"Tapi bagaimana denganmu?" tanya Elziva tiba-tiba. "Siapa yang menjaga kamu?"
Kinan terdiam. Pertanyaannya menggantung di udara, tanpa jawaban. Dan meskipun ia tidak berkata apa-apa, Elziva tahu bahwa di balik semua ketegasan dan sikap dinginnya, ada seseorang yang juga terluka, sama seperti mereka yang ia coba lindungi.
Pagi itu, sebuah ledakan mengguncang kamp pengungsian. Orang-orang berteriak, berlarian mencari perlindungan. Elziva, yang sedang memeriksa pasien, hampir terjatuh karena getaran keras itu.
"Dokter, keluar dari sini sekarang!" suara Kinan memerintah, penuh urgensi.
Namun, Elziva menggeleng. "Saya tidak bisa meninggalkan mereka!"
Kinan mengumpat pelan, lalu tanpa peringatan mengangkat tubuh Elziva, membawanya keluar dari klinik.
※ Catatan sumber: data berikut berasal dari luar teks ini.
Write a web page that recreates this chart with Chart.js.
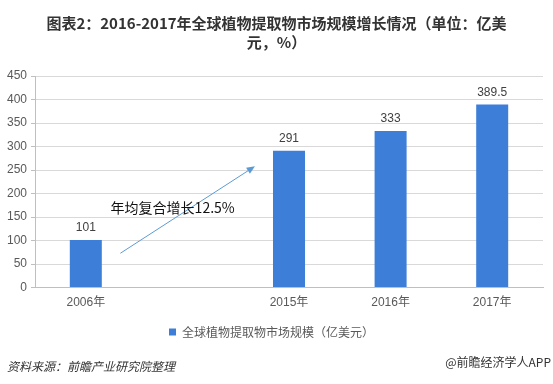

Begitu mereka mencapai tempat yang lebih aman, ia menurunkannya dengan kasar.
"Kamu gila?" bentaknya, suaranya penuh kemarahan yang tertahan. "Kalau kamu mati, siapa yang akan merawat mereka?"
Elziva menatapnya, terkejut oleh intensitas emosinya. Namun, di balik kemarahan itu, ia melihat sesuatu yang lain—ketakutan.
"Kapten," jawabnya pelan, mencoba menenangkan. "Saya tidak bisa meninggalkan mereka. Itu tugas saya."
Kinan menghela napas panjang, lalu mengalihkan pandangannya. "Tugas kita adalah bertahan, Dokter. Itu yang terpenting."
Meskipun nada bicaranya masih dingin, Elziva tahu bahwa di balik kata-katanya ada kekhawatiran yang tulus.